- [Records to use]:
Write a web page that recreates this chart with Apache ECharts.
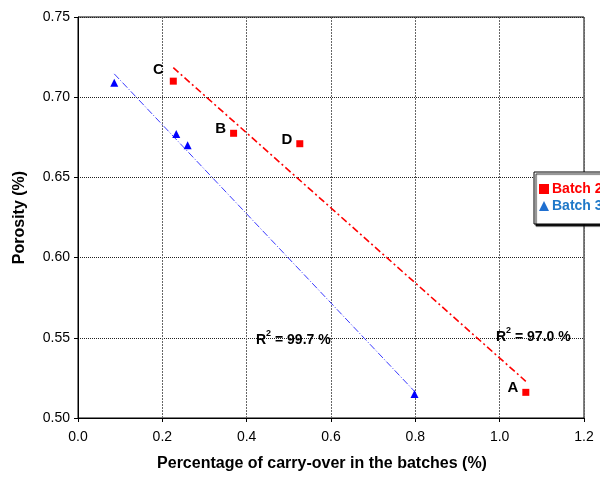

* * *

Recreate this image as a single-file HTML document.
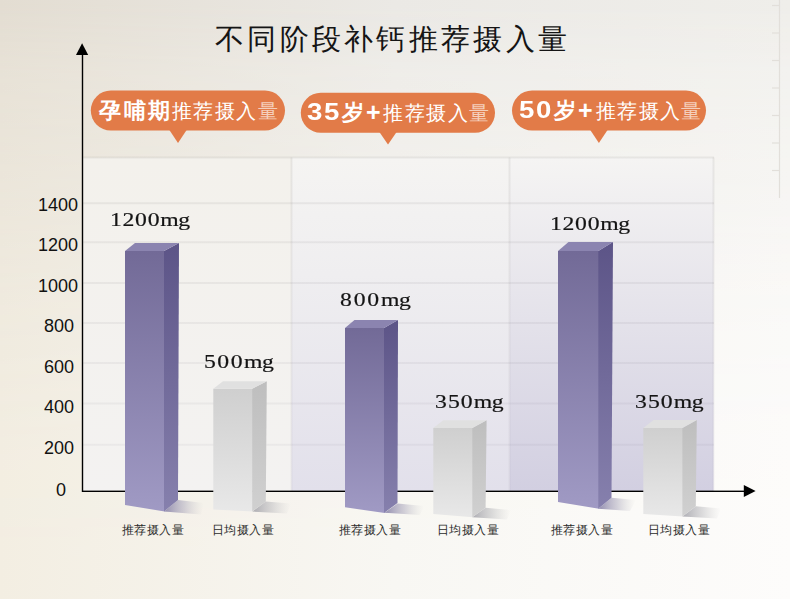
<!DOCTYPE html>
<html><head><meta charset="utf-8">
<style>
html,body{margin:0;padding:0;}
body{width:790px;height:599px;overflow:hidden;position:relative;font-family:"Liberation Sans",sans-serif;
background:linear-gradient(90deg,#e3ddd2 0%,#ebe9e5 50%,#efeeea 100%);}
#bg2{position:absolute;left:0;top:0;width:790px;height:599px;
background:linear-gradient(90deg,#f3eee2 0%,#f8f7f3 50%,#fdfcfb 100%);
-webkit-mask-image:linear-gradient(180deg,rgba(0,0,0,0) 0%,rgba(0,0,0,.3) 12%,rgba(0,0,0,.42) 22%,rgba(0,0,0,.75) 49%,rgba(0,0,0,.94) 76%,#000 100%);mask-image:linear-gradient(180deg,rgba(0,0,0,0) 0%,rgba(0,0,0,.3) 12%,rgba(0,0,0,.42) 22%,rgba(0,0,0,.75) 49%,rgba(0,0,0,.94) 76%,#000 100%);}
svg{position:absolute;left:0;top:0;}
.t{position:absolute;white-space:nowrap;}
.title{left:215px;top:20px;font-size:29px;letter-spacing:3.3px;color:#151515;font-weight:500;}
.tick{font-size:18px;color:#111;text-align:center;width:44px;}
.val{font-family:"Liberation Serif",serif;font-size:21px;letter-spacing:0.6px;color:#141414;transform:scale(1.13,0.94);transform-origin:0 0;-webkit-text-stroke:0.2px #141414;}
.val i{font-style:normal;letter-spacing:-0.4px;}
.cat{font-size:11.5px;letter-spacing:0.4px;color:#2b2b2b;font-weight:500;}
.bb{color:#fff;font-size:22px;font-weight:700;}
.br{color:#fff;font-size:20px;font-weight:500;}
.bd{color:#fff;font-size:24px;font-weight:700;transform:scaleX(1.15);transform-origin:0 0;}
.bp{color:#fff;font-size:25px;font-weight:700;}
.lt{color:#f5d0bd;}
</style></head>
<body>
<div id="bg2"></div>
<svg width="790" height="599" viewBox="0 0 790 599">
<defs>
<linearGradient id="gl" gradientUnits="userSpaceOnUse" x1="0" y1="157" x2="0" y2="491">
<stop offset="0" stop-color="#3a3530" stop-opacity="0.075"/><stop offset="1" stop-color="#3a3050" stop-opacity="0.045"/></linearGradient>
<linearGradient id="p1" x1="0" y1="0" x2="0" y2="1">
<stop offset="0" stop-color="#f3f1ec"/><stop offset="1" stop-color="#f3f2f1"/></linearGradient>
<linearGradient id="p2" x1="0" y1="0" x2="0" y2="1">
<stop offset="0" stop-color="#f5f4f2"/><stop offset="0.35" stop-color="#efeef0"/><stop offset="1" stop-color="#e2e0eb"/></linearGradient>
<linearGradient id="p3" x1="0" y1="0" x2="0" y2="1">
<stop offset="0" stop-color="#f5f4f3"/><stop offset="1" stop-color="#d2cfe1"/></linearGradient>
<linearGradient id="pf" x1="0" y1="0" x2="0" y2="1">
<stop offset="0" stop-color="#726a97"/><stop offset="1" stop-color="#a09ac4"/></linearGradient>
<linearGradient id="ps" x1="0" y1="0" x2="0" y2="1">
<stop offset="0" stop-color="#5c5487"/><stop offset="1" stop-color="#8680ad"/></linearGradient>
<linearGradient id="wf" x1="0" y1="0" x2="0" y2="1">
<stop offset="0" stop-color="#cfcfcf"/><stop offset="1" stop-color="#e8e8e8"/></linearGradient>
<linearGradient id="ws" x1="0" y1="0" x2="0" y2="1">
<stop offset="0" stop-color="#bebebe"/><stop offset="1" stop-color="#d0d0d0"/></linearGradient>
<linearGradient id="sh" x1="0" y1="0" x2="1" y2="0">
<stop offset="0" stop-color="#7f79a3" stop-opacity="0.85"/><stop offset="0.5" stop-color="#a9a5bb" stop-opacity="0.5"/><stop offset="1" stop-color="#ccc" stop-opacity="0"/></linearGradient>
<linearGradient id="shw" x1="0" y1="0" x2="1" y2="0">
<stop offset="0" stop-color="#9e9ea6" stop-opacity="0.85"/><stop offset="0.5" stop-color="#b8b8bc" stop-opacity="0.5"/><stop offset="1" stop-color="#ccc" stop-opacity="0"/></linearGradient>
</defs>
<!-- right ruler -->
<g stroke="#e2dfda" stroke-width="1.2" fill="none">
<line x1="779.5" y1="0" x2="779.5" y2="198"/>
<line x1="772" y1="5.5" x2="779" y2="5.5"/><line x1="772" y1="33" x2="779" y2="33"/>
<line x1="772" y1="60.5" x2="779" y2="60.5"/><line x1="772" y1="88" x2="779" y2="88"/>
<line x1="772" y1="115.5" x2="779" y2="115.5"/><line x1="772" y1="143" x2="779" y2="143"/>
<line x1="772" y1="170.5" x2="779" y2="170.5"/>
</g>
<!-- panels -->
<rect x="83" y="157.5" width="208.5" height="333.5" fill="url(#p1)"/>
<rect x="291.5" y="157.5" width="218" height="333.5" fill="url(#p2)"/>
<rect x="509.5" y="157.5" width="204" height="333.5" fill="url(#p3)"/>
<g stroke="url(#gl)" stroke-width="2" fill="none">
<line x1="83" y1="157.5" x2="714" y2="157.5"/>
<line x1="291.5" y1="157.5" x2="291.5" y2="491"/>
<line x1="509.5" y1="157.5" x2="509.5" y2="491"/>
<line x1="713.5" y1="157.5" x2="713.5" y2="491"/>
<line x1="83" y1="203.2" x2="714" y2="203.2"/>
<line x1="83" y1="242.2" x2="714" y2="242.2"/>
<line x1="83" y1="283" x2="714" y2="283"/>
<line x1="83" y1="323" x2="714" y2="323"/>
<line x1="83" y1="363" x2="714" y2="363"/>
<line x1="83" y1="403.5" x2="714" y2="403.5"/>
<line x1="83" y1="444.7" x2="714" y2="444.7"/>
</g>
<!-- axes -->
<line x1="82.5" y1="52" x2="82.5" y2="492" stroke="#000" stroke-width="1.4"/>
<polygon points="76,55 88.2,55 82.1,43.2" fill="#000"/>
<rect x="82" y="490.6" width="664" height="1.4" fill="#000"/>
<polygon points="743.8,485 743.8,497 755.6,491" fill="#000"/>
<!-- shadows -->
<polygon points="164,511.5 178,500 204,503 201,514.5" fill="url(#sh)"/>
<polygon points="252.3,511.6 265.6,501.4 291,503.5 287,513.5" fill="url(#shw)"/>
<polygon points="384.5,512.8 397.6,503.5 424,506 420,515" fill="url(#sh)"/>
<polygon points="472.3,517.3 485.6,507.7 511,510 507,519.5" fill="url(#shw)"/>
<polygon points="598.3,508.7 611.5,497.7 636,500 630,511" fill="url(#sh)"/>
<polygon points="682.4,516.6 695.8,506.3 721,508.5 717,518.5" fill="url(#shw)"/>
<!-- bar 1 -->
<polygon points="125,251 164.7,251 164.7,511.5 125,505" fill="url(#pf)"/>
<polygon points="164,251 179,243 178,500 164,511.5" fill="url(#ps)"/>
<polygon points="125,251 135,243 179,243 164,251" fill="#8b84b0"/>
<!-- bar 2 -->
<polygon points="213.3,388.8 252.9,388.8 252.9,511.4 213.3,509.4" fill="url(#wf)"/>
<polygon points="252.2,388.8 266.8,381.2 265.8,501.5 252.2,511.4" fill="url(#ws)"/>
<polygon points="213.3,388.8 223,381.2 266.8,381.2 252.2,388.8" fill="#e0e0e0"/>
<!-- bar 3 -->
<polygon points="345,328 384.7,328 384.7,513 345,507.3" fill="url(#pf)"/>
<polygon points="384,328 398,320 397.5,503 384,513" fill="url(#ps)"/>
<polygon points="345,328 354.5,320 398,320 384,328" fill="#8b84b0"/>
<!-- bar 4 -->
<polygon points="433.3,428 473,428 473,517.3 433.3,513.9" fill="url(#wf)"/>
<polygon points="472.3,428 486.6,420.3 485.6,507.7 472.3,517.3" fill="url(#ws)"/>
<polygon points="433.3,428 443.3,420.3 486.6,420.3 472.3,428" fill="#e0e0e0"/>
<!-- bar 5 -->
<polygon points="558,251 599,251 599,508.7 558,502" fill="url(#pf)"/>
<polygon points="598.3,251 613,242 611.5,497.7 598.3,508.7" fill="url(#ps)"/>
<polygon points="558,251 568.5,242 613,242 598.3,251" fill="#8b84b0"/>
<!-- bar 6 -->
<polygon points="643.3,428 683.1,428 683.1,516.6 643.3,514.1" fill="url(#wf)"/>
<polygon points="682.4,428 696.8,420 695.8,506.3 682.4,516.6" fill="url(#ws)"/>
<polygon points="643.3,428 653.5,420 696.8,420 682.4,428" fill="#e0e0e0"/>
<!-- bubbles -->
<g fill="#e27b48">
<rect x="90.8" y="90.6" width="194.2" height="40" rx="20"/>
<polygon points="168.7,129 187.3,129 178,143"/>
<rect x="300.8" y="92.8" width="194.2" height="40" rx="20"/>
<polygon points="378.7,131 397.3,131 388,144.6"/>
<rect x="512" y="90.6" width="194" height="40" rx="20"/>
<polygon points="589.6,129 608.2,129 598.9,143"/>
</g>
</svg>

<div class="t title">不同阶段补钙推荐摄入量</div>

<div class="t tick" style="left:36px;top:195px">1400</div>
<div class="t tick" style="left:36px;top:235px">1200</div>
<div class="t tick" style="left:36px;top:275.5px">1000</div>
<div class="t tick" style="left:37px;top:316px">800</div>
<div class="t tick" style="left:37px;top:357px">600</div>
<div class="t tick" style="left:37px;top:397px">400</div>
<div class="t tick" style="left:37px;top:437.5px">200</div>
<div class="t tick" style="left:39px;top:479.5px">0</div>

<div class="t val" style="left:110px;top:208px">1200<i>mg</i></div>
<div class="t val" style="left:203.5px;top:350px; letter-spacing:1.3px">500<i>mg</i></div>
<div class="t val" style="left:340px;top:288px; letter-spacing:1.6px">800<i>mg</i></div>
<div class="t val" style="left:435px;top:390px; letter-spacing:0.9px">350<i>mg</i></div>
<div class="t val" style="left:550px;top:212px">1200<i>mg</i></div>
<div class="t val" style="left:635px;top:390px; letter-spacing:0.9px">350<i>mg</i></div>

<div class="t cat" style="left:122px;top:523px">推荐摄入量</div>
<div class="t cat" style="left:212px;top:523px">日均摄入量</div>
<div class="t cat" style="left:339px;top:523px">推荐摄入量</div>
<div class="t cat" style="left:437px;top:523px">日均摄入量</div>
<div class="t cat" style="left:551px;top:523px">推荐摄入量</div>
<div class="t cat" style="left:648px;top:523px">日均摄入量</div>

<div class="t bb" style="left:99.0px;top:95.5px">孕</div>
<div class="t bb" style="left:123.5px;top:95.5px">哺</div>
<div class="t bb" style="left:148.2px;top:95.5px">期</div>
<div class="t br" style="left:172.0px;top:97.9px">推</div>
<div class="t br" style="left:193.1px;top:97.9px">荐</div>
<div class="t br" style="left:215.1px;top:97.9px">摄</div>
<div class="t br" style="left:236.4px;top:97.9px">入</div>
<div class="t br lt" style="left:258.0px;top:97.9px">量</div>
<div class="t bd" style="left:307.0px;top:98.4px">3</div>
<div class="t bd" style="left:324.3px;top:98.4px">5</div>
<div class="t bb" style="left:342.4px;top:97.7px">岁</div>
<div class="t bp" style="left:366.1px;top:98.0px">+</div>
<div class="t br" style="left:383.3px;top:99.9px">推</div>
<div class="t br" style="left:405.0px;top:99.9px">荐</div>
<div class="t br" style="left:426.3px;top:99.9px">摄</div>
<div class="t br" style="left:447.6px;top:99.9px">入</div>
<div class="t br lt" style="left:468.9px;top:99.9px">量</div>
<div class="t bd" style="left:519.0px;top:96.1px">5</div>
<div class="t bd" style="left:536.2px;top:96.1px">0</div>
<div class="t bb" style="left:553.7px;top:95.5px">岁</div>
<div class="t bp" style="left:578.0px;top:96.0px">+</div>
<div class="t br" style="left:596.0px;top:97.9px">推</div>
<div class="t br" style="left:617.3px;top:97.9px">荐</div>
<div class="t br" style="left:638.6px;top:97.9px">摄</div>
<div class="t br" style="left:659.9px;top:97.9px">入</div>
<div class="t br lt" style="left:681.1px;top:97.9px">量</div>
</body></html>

- [To be done]:
Each line of the material that holds the string "this" counts once; give the total alone.

- [Correct result]:
2